Broadcasting in Kenya Between 1964 and 1990
During this period, television and radio were owned and controlled by the state, and the two media exercised great caution in reporting politically-sensitive news. During this period, several attempts were made to move away from the broadcasting system set up. The Ministry of Information and Broadcasting replaced annual license fees with a one-time permit fee, and the drive for commercial self-sustenance was replaced by a politically-inspired initiative for increased local content and a sharper nationalistic outlook. The objective was elusive, however, as the VoK television was only able to achieve a 40% local programming content by the mid-1980s against the target of 70% local content. Television also failed to become an authoritative national medium: studies in 1985 showed that only 17% of electronic media audience regarded television as the best source of information, compared to 86% who rated radio as their prime news source.
Several reasons were advanced for poor performance of television. Besides being a preserve of the educated minority in the country, the spread of ownership of television sets was severely curtailed by the poor penetration of the national electrical power grid. Even worse is the poor transmission the country received from the 55 small transmission and booster stations, whose weak signals generally cover small areas or are constrained by the country’s rugged topography. As such, household audiences have been growing mainly within the major urban areas, or near large rural centers served by electricity and near a booster station.
In 1989, the VoK was renamed Kenya Broadcasting Corporation and accorded semi-autonomous status founded on the premise that it would adopt a more commercial-oriented stance. Although the corporation unveiled grandiose plans to expand news coverage and improve local programming content, it was unable to chart out an independent editorial position, and is still widely seen as a part of the government propaganda machinery. Some progress has however been made in increased weekly on-air periods, and enhancement of color transmission. Until the early 1990s, the corporation relied on cheap but time-consuming air-mail services for the supply of foreign news footage even though the country was serviced by Intelsat. Since 1994, the corporation has been re-transmitting large chunks of the BBC World Service Television several nights per week.
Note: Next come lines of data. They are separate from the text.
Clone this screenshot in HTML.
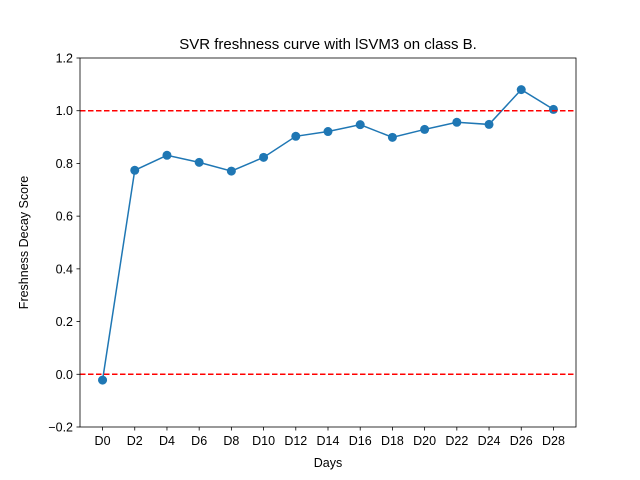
<!DOCTYPE html>
<html><head><meta charset="utf-8"><style>
body{margin:0;background:#fff}
svg{display:block;font-family:"Liberation Sans","DejaVu Sans",sans-serif}
</style></head><body>
<svg id="chart" width="640" height="480">
<rect width="640" height="480" fill="#fff"/>
</svg>
<script>
const categories=["D0","D2","D4","D6","D8","D10","D12","D14","D16","D18","D20","D22","D24","D26","D28"];
const scores=[-0.022,0.774,0.831,0.804,0.771,0.823,0.903,0.921,0.947,0.899,0.929,0.956,0.948,1.080,1.005];
const yTicks=[-0.2,0.0,0.2,0.4,0.6,0.8,1.0,1.2];
const refLines=[0,1];
const L=80,R=576,T=58,B=427;
const svg=document.getElementById('chart');
const NS='http://www.w3.org/2000/svg';
function x(i){return L+(i+0.7)*(R-L)/(categories.length-1+1.4);}
function y(v){return B-(v+0.2)/1.4*(B-T);}
function mk(tag,attrs,parent){const e=document.createElementNS(NS,tag);for(const k in attrs)e.setAttribute(k,attrs[k]);(parent||svg).appendChild(e);return e;}
function txt(s,attrs){const e=mk('text',attrs);e.textContent=s;return e;}
yTicks.forEach(v=>{
  const t=mk('line',{x1:L-3.5,x2:L,y1:y(v),y2:y(v),stroke:'#000','stroke-width':0.8});
  
  
  const l=txt(v.toFixed(1).replace('-','\u2212'),{x:L-7,y:y(v)+4.5,'text-anchor':'end','font-size':12.5,fill:'#000'});
  
  
});
categories.forEach((c,i)=>{
  const t=mk('line',{x1:x(i),x2:x(i),y1:B,y2:B+3.5,stroke:'#000','stroke-width':0.8});
  
  
  const l=txt(c,{x:x(i),y:B+18,'text-anchor':'middle','font-size':12.5,fill:'#000'});
  
  
});
const pts=scores.map((v,i)=>x(i)+','+y(v)).join(' ');
const line=mk('polyline',{points:pts,fill:'none',stroke:'#1f77b4','stroke-width':1.5});


scores.forEach((v,i)=>{
  const p=mk('circle',{cx:x(i),cy:y(v),r:4.5,fill:'#1f77b4'});
  
  
});
refLines.forEach(v=>{
  const r=mk('line',{x1:L,x2:R,y1:y(v),y2:y(v),stroke:'#ff0000','stroke-width':1.5,'stroke-dasharray':'5.5,2.5'});
  
  
});
const frame=mk('rect',{x:L,y:T,width:R-L,height:B-T,fill:'none',stroke:'#000','stroke-width':0.8});


const title=txt('SVR freshness curve with lSVM3 on class B.',{x:(L+R)/2,y:T-9,'text-anchor':'middle','font-size':15,fill:'#000'});


const xt=txt('Days',{x:(L+R)/2,y:467,'text-anchor':'middle','font-size':12.5,fill:'#000'});


const yt=txt('Freshness Decay Score',{x:0,y:0,'text-anchor':'middle','font-size':12.5,fill:'#000',transform:'translate(28,'+((T+B)/2)+') rotate(-90)'});


</script>
</body></html>
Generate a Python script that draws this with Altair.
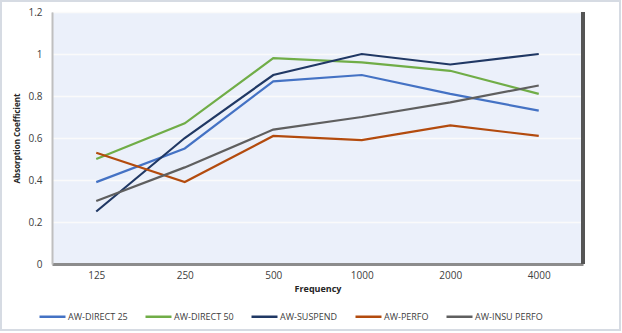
import altair as alt
import pandas as pd

freqs = ["125", "250", "500", "1000", "2000", "4000"]
series_names = ["AW-DIRECT 25", "AW-DIRECT 50", "AW-SUSPEND", "AW-PERFO", "AW-INSU PERFO"]
direct25 = [0.39, 0.55, 0.87, 0.90, 0.81, 0.73]
direct50 = [0.50, 0.67, 0.98, 0.96, 0.92, 0.81]
suspend = [0.25, 0.60, 0.90, 1.00, 0.95, 1.00]
perfo = [0.53, 0.39, 0.61, 0.59, 0.66, 0.61]
insu_perfo = [0.30, 0.46, 0.64, 0.70, 0.77, 0.85]
colors = ["#4472C4", "#70AD47", "#203864", "#B34B0E", "#5F5F5F"]

rows = []
for name, vals in zip(series_names, [direct25, direct50, suspend, perfo, insu_perfo]):
    for f, v in zip(freqs, vals):
        rows.append({"Frequency": f, "Value": v, "Series": name})
df = pd.DataFrame(rows)

W, H = 531, 252

lines = alt.Chart(df).mark_line(strokeWidth=2.2).encode(
    x=alt.X("Frequency:N", sort=freqs,
            scale=alt.Scale(type="point", padding=0.5),
            axis=alt.Axis(title="Frequency", labelAngle=0, ticks=False,
                          domainColor="#8c8c8c", domainWidth=3,
                          labelFont="Open Sans", labelFontSize=10, labelColor="#404040",
                          labelPadding=6, titleFont="Open Sans", titleFontSize=9,
                          titleFontWeight="bold", titleColor="#262626", titlePadding=4)),
    y=alt.Y("Value:Q", scale=alt.Scale(domain=[0, 1.2]),
            axis=alt.Axis(title="Absorption Coefficient", values=[0, 0.2, 0.4, 0.6, 0.8, 1, 1.2],
                          format="~g", ticks=False, domainColor="#bfbfbf", domainWidth=2,
                          gridColor="#fafafa", gridWidth=1.5,
                          labelFont="Open Sans", labelFontSize=10, labelColor="#404040",
                          labelPadding=10, titleFont="Open Sans", titleFontSize=8,
                          titleFontWeight="bold", titleColor="#262626", titlePadding=6)),
    color=alt.Color("Series:N", sort=series_names,
                    scale=alt.Scale(domain=series_names, range=colors),
                    legend=alt.Legend(title=None, orient="none", direction="horizontal",
                                      legendX=-14, legendY=290,
                                      symbolType="stroke", symbolSize=676, symbolStrokeWidth=2.5,
                                      labelFont="Open Sans", labelFontSize=9, labelColor="#404040",
                                      labelOffset=1, columnPadding=12)),
)

right_frame = alt.Chart(df).mark_rule(color="#555555", strokeWidth=3).encode(
    x=alt.value(W), y=alt.value(0), y2=alt.value(H)
)

outer = alt.Chart(df).mark_rect(fill=None, stroke="#d6dbe3", strokeWidth=2).encode(
    x=alt.value(-51), x2=alt.value(W + 37), y=alt.value(-11), y2=alt.value(H + 66)
)

chart = alt.layer(lines, right_frame, outer).properties(
    width=W, height=H,
    background="white",
    autosize=alt.AutoSizeParams(type="none"),
    padding={"left": 52, "top": 12, "right": 39, "bottom": 69},
).configure_view(
    fill="#ebf0fa", stroke="#d0d0d0"
)

chart.save("out.html", embed_options={"renderer": "svg", "actions": False})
Since March 1990, a second television station, the Kenya Television Network (KTN) has been in operation, offering a mixture of relayed re-transmission of the American Cable News Network (CNN) programming and light entertainment. Transmitting on UHF channel, KTN started out as a pilot project for a 24-hour subscriber TV service in Nairobi and its environs, but has apparently abandoned plans to scramble its signal and currently derives most of its revenue from advertising and TV production services. Also, it was initiated as a joint venture between Kenya’s ruling party, Kanu, and the London-based Maxwell Communications, but the British media group withdrew after the death of its founder, Robert Maxwell.
In spite of its private ownership position, KTN has been unable to provide independent news coverage because of excessive political interference with its editorial direction, a problem that forced its management to scrap the transmission of local news for over one year between 1993 and 1994. About 95% of the station’s programs are foreign, mainly because most of its 24-hour service is a re-transmission of the CNN signal. A second private station, Cable Television Network (CTN), launched in March 1994 has also failed to inspire major changes in Kenya’s television industry. CTN has been trying to build a subscriber base in Nairobi via overhead cables passed along existing electrical power pylons. Its intermittent transmissions have so far comprised Indian drama and films. A third private station, Stellavision, was licensed in the early 1990s but had yet to start broadcasting by 1996.